Hay una manida y vieja frase que habla de la orfandad de las derrotas y la prolífica paternidad de las victorias. Los ejemplos sobran. Me viene a la memoria la derrota de la Armada Invencible en la cual, en 1588, Felipe II cifraba todas sus esperanzas para derrocar a Isabel I, reina de Inglaterra. El Felipillo había ideado un gran plan para desembarcar 30.000 efectivos de los llamados Tercios de Flandes, lo cual sería simultáneo con la llegada de su mencionada Armada desde su reino.

Ese bendito, y por lo general díscolo, elemento que llaman azar se dedicó a hacer un coctel por demás poco venturoso para el monarca hispano. Tempestades, respuesta eficaz y poco crédula en agentes metafísicos –tales como la férrea convicción del atacante del apoyo celestial– por parte de los atacados, mensajes que nunca llegaron a su destino, anarquía en los mandos de la flota; así como las posteriores órdenes reales, absolutamente disparatadas, como la mayoría de las ordenanzas monárquicas que afloran desde los reales cojones de los patanes de turno, dejó un humillante rastro de víctimas y pecios con el regreso a casa de los invasores.

Como este episodio, son incontables muchos otros a lo largo de la historia. Bien podría explicarlo el otrora todopoderoso imperio persa y su derrota en Salamina que significó la imposición de las fuerzas de Atenas.

También han ocurrido episodios donde la mezcla de unas y otras han terminado en un plato agridulce en los que la alternancia de victorias y derrotas no terminan por inclinarse hacia un lado o el otro. La invasión de Napoleón a Egipto es claro ejemplo. El 19 de mayo de 1798, el galo partió de Tolón con más de 300 barcos, llevaba 16.000 marinos, 38.000 soldados, 1.000 cañones y más de 700 caballos. En una primera etapa logró imponerse sobre los africanos. Hasta que en septiembre del mismo año el Imperio otomano se alió con la Gran Bretaña para echar a los gabachos y en El Cairo se organizó la sampablera contra el parisino y sus hombres.

Podría agregarse a la discusión de esta experiencia bélica los logros obtenidos a largo plazo por Napoleón, por ejemplo, el descubrimiento de la Piedra de Rosetta, el redescubrimiento de la cultura egipcia y el impulso que alcanzó la arqueología gracias a los hallazgos de los equipos científicos que lo acompañaron.

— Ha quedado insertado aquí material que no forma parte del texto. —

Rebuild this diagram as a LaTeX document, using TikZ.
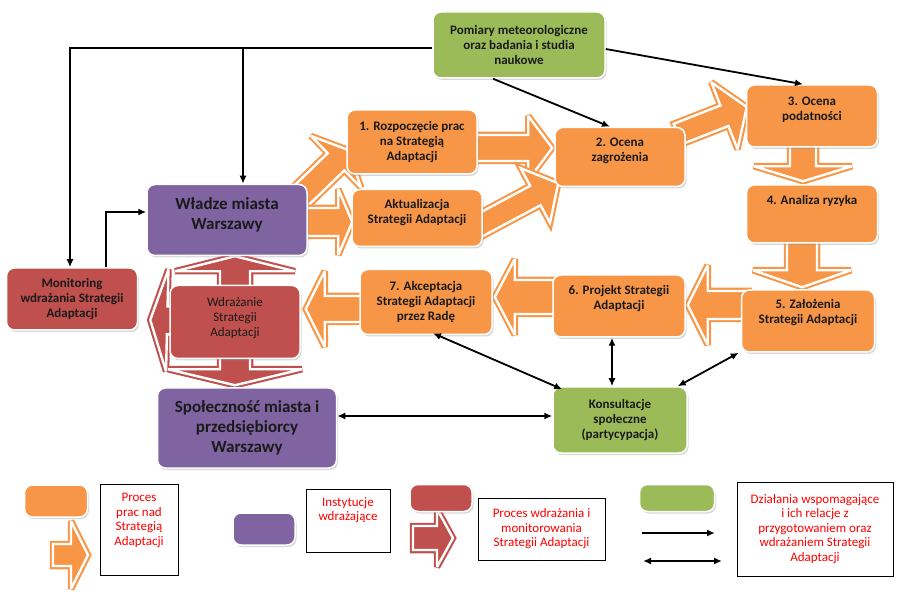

Y ahora, más de dos siglos más tarde, ¿de cuál triunfo pueden jactarse aquellos que insisten en ser los “generales” a cargo de la batalla infinita y sin cuartel contra el chavismo-madurismo? ¿Acaso haber dejado que la calle se enfriara y tratar de utilizar arteramente a las víctimas de la dictadura con fines electorales? Tal vez para ellos es un laurel inmarcesible poder sentarse al compás de las olas dominicanas a escuchar las sartas de imbecilidades de los representantes rojos. Bien decía mi padre: cada cabeza es un mundo y cada cual lo embellaca según le da su real gana.